Вчера (7 ноября) во Флоренции на девяносто первом году жизни скончался большой русский художник Оскар Рабин. Для рожденного при советской власти человека, лишенного гражданства, изгнанного и многократно ею проклятого, умереть 7 ноября, когда и власти той нет, и праздник в календаре не отмечен, – хороший знак. Для живописца умереть во Флоренции – огромная честь. Для художника перевалить за девяносто и работать до последних дней в ясном уме и с сильной рукой, умерев накануне очередной своей выставки, – божий дар. Сценарий такого конца Оскар Рабин легко мог бы сочинить себе сам, он знал толк в бумажках, без которых и человек не человек: за всю свою жизнь он написал множество своих паспортов, анкет, видов на жительство и даже визу на кладбище «выдал» себе сам. В графу «причина смерти» вписано – «воля божья». Всевышний оказался к нему милостивым.
В истории отечественного искусства Оскар Рабин прочно приписан к «лианозовской группе». И ничего, что группы такой в реальности не было, а были у станций Савеловской железной дороги Долгопрудная и Лианозово типичные подмосковные бараки с земляными полами, в которых жили простые советские граждане и среди них художник, поэт и большой учитель Евгений Кропивницкий, учеником, а потом и зятем которого стал Оскар Рабин.

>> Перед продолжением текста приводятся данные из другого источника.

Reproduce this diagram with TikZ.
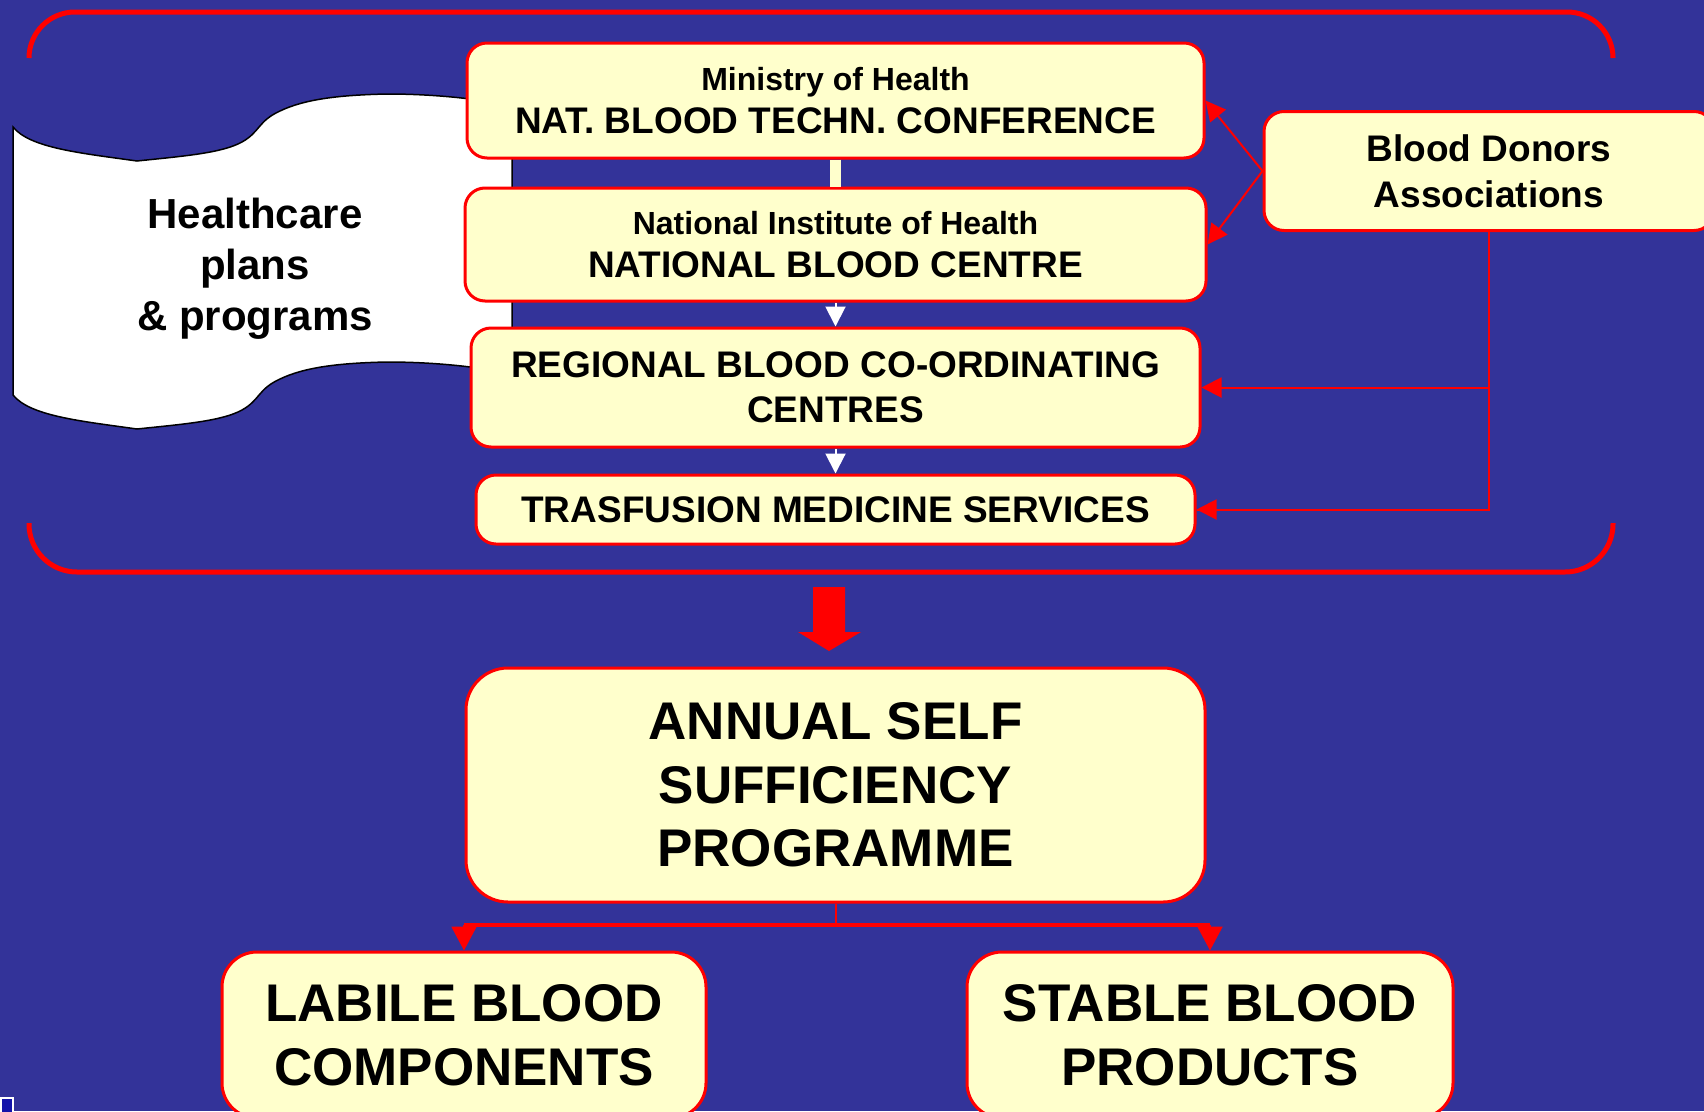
\documentclass[tikz,border=0pt]{standalone}
\usepackage{fontspec}
\setmainfont{Liberation Sans}
\usetikzlibrary{arrows.meta}
\definecolor{slideblue}{RGB}{51,51,153}
\definecolor{boxfill}{RGB}{255,255,204}
\definecolor{linkred}{RGB}{255,0,0}
\definecolor{iconblue}{RGB}{20,20,170}

\begin{document}
\begin{tikzpicture}[x=1pt,y=-1pt,
  box/.style={draw=linkred, fill=boxfill, line width=3pt, rounded corners=20pt,
    align=center, inner sep=0pt},
  bigbox/.style={box, rounded corners=42pt},
  bracketline/.style={draw=linkred, line width=5pt},
  redlink/.style={draw=linkred, line width=2pt, -{Triangle[width=20pt,length=20pt]}},
  whitelink/.style={draw=white, fill=white, line width=2pt, -{Triangle[width=20pt,length=20pt]}},
  splitlink/.style={draw=linkred, fill=linkred, line width=2pt, -{Triangle[width=25pt,length=24pt]}},
  scrollshape/.style={fill=white, draw=black, line width=1.5pt},
  midfont/.style={font=\bfseries\fontsize{37}{45}\selectfont},
  twofont/.style={font=\bfseries\fontsize{37}{43}\selectfont},
  bigfont/.style={font=\bfseries\fontsize{53}{63.5}\selectfont}
]
\useasboundingbox (0,0) rectangle (1704,1111);
\fill[slideblue] (0,0) rectangle (1704,1111);

% banner scroll behind the upper column
\path[scrollshape]
 (13,127) .. controls (30,148) and (80,153) .. (137,161)
 .. controls (185,156) and (222,153) .. (242,142)
 .. controls (260,132) and (258,121) .. (280,111)
 .. controls (305,99) and (340,95) .. (387,94)
 .. controls (440,94) and (485,100) .. (512,106)
 -- (512,374)
 .. controls (485,368) and (440,362) .. (387,362)
 .. controls (340,363) and (305,367) .. (280,379)
 .. controls (258,389) and (260,400) .. (242,410)
 .. controls (222,421) and (185,424) .. (137,429)
 .. controls (80,421) and (30,416) .. (13,395)
 -- cycle;
\node[font=\bfseries\fontsize{42}{51}\selectfont, align=center, inner sep=0pt] (plans)
  at (255,269) {Healthcare\\plans\\\& programs};

% brackets around the national system
\draw[bracketline, rounded corners=46pt] (29,58) -- (29,12) -- (1613,12) -- (1613,58);
\draw[bracketline, rounded corners=48pt] (29,523) -- (29,572) -- (1613,572) -- (1613,523);

% national / regional chain
\node[box, twofont, minimum width=737pt, minimum height=115pt] (moh) at (835.5,100.5)
  {{\fontsize{32}{43}\selectfont Ministry of Health}\\NAT. BLOOD TECHN. CONFERENCE};
\node[box, twofont, minimum width=741pt, minimum height=113pt] (nih) at (835.5,244.5)
  {{\fontsize{32}{43}\selectfont National Institute of Health}\\NATIONAL BLOOD CENTRE};
\node[box, midfont, minimum width=729pt, minimum height=119pt] (rbcc) at (835.5,387.5)
  {REGIONAL BLOOD CO-ORDINATING\\CENTRES};
\node[box, midfont, minimum width=719pt, minimum height=69pt] (tms) at (835.5,509.5)
  {TRASFUSION MEDICINE SERVICES};
\node[box, font=\bfseries\fontsize{37}{46}\selectfont, minimum width=450pt, minimum height=119pt]
  (donors) at (1489,171) {Blood Donors\\Associations};

% outcome boxes
\node[bigbox, bigfont, minimum width=739pt, minimum height=234pt] (asp) at (835.5,785)
  {ANNUAL SELF\\SUFFICIENCY\\PROGRAMME};
\node[box, bigfont, rounded corners=35pt, minimum width=484pt, minimum height=166pt]
  (labile) at (464,1035) {LABILE BLOOD\\COMPONENTS};
\node[box, bigfont, rounded corners=35pt, minimum width=486pt, minimum height=166pt]
  (stable) at (1210,1035) {STABLE BLOOD\\PRODUCTS};

% links in the chain
\draw[draw=boxfill, line width=11pt] (moh.south) -- (nih.north);
\draw[whitelink] (nih.south) -- (rbcc.north);
\draw[whitelink] (rbcc.south) -- (tms.north);

% donors' links
\draw[redlink] (donors.west) -- (moh.east);
\draw[redlink] (donors.west) -- (nih.east);
\draw[draw=linkred, line width=2pt] (donors.south) |- (tms.east);
\draw[redlink] (donors.south |- tms.east) -- (tms.east);
\draw[redlink] (donors.south |- rbcc.east) -- (rbcc.east);

% block arrow down to the programme
\fill[linkred] (813,587) -- (845,587) -- (845,632) -- (861,632) -- (829,651)
  -- (798,632) -- (813,632) -- cycle;

% split of the programme
\coordinate (split) at (835.5,925);
\draw[draw=linkred, line width=2pt] (asp.south) -- (split);
\draw[draw=linkred, line width=4pt] (labile.north |- split) -- (stable.north |- split);
\draw[splitlink] (labile.north |- split) -- (labile.north);
\draw[splitlink] (stable.north |- split) -- (stable.north);

% small corner icon
\draw[white, line width=2pt, fill=iconblue] (1,1098) rectangle (13,1113);
\end{tikzpicture}
\end{document}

Их барак был местом паломничества учеников и знакомых художественно-литературного семейства, и всю эту разностильную и разношерстную компанию (в ней и Генрих Сапгир, и Игорь Холин, и Николай Вечтомов, и Лидия Мастеркова, и Владимир Немухин, и Всеволод Некрасов) для удобства сначала обличителей, а потом и исследователей назвали «группой».
Рабин появился на Долгопрудной у Кропивницких четырнадцатилетним мальчишкой, круглым сиротой, только что пережившим болезнь и смерть матери в холодной московской комнате, менявшим полученный по карточке хлеб на краски и чудом прибившийся к студии Кропивницкого в Доме пионеров. Потом у него будет мучительный путь в Ригу к родным матери, работа на хуторе, выбивание первого в его жизни паспорта, прием в Рижскую академию художеств, бездомность, ночевки в классах Академии, четыре месяца учебы в Суриковском институте в мастерской главного соцреалиста эпохи Сергея Герасимова, которые закончились исключением за «формализм». Шел 1949 год, латышу по паспорту и еврею по папе и по фамилии рыпаться было бесполезно. Подрабатывал как мог, устроился десятником по разгрузке вагонов на Долгопрудной, проработал там шесть лет. В 1950‐м женился на Вале Кропивницкой и даже обрел со временем собственный барак – точнее, комнату в 19 квадратных метров в бывшем зэковском бараке у станции Лианозово.